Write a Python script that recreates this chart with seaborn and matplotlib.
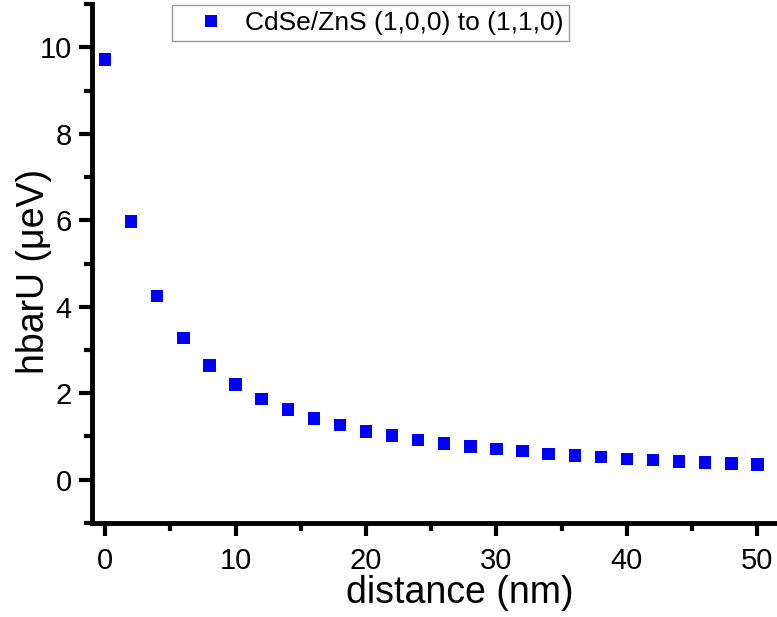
import matplotlib
matplotlib.use("Agg")
import matplotlib.pyplot as plt
from matplotlib.ticker import MultipleLocator
import seaborn as sns
import pandas as pd

distance_nm = [0, 2, 4, 6, 8, 10, 12, 14, 16, 18, 20, 22, 24, 26, 28, 30,
               32, 34, 36, 38, 40, 42, 44, 46, 48, 50]
hbar_u_uev = [9.72, 5.97, 4.25, 3.28, 2.64, 2.20, 1.87, 1.62, 1.42, 1.26,
              1.12, 1.02, 0.92, 0.84, 0.77, 0.71, 0.66, 0.60, 0.56, 0.52,
              0.48, 0.45, 0.42, 0.40, 0.38, 0.35]
series_label = "CdSe/ZnS (1,0,0) to (1,1,0)"

df = pd.DataFrame({"distance": distance_nm, "hbarU": hbar_u_uev,
                   "series": series_label})

sns.set_style("ticks")
plt.rcParams["font.family"] = ["Liberation Sans", "DejaVu Sans"]
plt.rcParams["text.color"] = "black"
plt.rcParams["axes.labelcolor"] = "black"
plt.rcParams["xtick.color"] = "black"
plt.rcParams["ytick.color"] = "black"
plt.rcParams["axes.edgecolor"] = "black"

fig = plt.figure(figsize=(7.77, 6.17), dpi=100)
ax = fig.add_axes([0.1184, 0.1524, 0.8816, 0.841])

sns.scatterplot(data=df, x="distance", y="hbarU", hue="series",
                palette=["#0000FF"], marker="s", s=80, linewidth=0,
                ax=ax, legend=True)

ax.set_xlim(-1, 51.5)
ax.set_ylim(-1, 11)
ax.xaxis.set_major_locator(MultipleLocator(10))
ax.xaxis.set_minor_locator(MultipleLocator(5))
ax.yaxis.set_major_locator(MultipleLocator(2))
ax.yaxis.set_minor_locator(MultipleLocator(1))

for side in ("top", "right"):
    ax.spines[side].set_visible(False)
for side in ("left", "bottom"):
    ax.spines[side].set_linewidth(3.5)
    ax.spines[side].set_color("black")
    ax.spines[side].set_capstyle("projecting")

ax.tick_params(which="major", length=9.5, width=3, labelsize=21,
               direction="out", colors="black")
ax.tick_params(which="minor", length=5.5, width=3, direction="out",
               colors="black")
ax.tick_params(axis="x", which="major", pad=8)
ax.tick_params(axis="y", which="major", pad=5)
for line in ax.xaxis.get_ticklines(minor=True) + ax.yaxis.get_ticklines(minor=True) \
        + ax.xaxis.get_ticklines() + ax.yaxis.get_ticklines():
    line.set_solid_capstyle("round")

ax.set_xlabel("distance (nm)", fontsize=27)
ax.xaxis.set_label_coords(0.537, -0.101)
ax.set_ylabel("hbarU (\u03bceV)", fontsize=27)
ax.yaxis.set_label_coords(-0.058, 0.485)

handles, labels = ax.get_legend_handles_labels()
leg = ax.legend(handles, labels, loc="upper left",
                bbox_to_anchor=(172 / 777, 1 - 5 / 617),
                bbox_transform=fig.transFigure, fontsize=19,
                frameon=True, fancybox=False, borderpad=0.22,
                handlelength=2.5, handletextpad=0.05, markerscale=1.0,
                borderaxespad=0)
leg.get_frame().set_edgecolor("#808080")
leg.get_frame().set_linewidth(1)

fig.savefig("out.png", dpi=100)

**Aim**
Your task is to repeat the material above exactly, without its pictures.

**Solution to the problem**
Write a Python script that recreates this chart with seaborn and matplotlib.
import matplotlib
matplotlib.use("Agg")
import matplotlib.pyplot as plt
from matplotlib.ticker import MultipleLocator
import seaborn as sns
import pandas as pd

distance_nm = [0, 2, 4, 6, 8, 10, 12, 14, 16, 18, 20, 22, 24, 26, 28, 30,
               32, 34, 36, 38, 40, 42, 44, 46, 48, 50]
hbar_u_uev = [9.72, 5.97, 4.25, 3.28, 2.64, 2.20, 1.87, 1.62, 1.42, 1.26,
              1.12, 1.02, 0.92, 0.84, 0.77, 0.71, 0.66, 0.60, 0.56, 0.52,
              0.48, 0.45, 0.42, 0.40, 0.38, 0.35]
series_label = "CdSe/ZnS (1,0,0) to (1,1,0)"

df = pd.DataFrame({"distance": distance_nm, "hbarU": hbar_u_uev,
                   "series": series_label})

sns.set_style("ticks")
plt.rcParams["font.family"] = ["Liberation Sans", "DejaVu Sans"]
plt.rcParams["text.color"] = "black"
plt.rcParams["axes.labelcolor"] = "black"
plt.rcParams["xtick.color"] = "black"
plt.rcParams["ytick.color"] = "black"
plt.rcParams["axes.edgecolor"] = "black"

fig = plt.figure(figsize=(7.77, 6.17), dpi=100)
ax = fig.add_axes([0.1184, 0.1524, 0.8816, 0.841])

sns.scatterplot(data=df, x="distance", y="hbarU", hue="series",
                palette=["#0000FF"], marker="s", s=80, linewidth=0,
                ax=ax, legend=True)

ax.set_xlim(-1, 51.5)
ax.set_ylim(-1, 11)
ax.xaxis.set_major_locator(MultipleLocator(10))
ax.xaxis.set_minor_locator(MultipleLocator(5))
ax.yaxis.set_major_locator(MultipleLocator(2))
ax.yaxis.set_minor_locator(MultipleLocator(1))

for side in ("top", "right"):
    ax.spines[side].set_visible(False)
for side in ("left", "bottom"):
    ax.spines[side].set_linewidth(3.5)
    ax.spines[side].set_color("black")
    ax.spines[side].set_capstyle("projecting")

ax.tick_params(which="major", length=9.5, width=3, labelsize=21,
               direction="out", colors="black")
ax.tick_params(which="minor", length=5.5, width=3, direction="out",
               colors="black")
ax.tick_params(axis="x", which="major", pad=8)
ax.tick_params(axis="y", which="major", pad=5)
for line in ax.xaxis.get_ticklines(minor=True) + ax.yaxis.get_ticklines(minor=True) \
        + ax.xaxis.get_ticklines() + ax.yaxis.get_ticklines():
    line.set_solid_capstyle("round")

ax.set_xlabel("distance (nm)", fontsize=27)
ax.xaxis.set_label_coords(0.537, -0.101)
ax.set_ylabel("hbarU (\u03bceV)", fontsize=27)
ax.yaxis.set_label_coords(-0.058, 0.485)

handles, labels = ax.get_legend_handles_labels()
leg = ax.legend(handles, labels, loc="upper left",
                bbox_to_anchor=(172 / 777, 1 - 5 / 617),
                bbox_transform=fig.transFigure, fontsize=19,
                frameon=True, fancybox=False, borderpad=0.22,
                handlelength=2.5, handletextpad=0.05, markerscale=1.0,
                borderaxespad=0)
leg.get_frame().set_edgecolor("#808080")
leg.get_frame().set_linewidth(1)

fig.savefig("out.png", dpi=100)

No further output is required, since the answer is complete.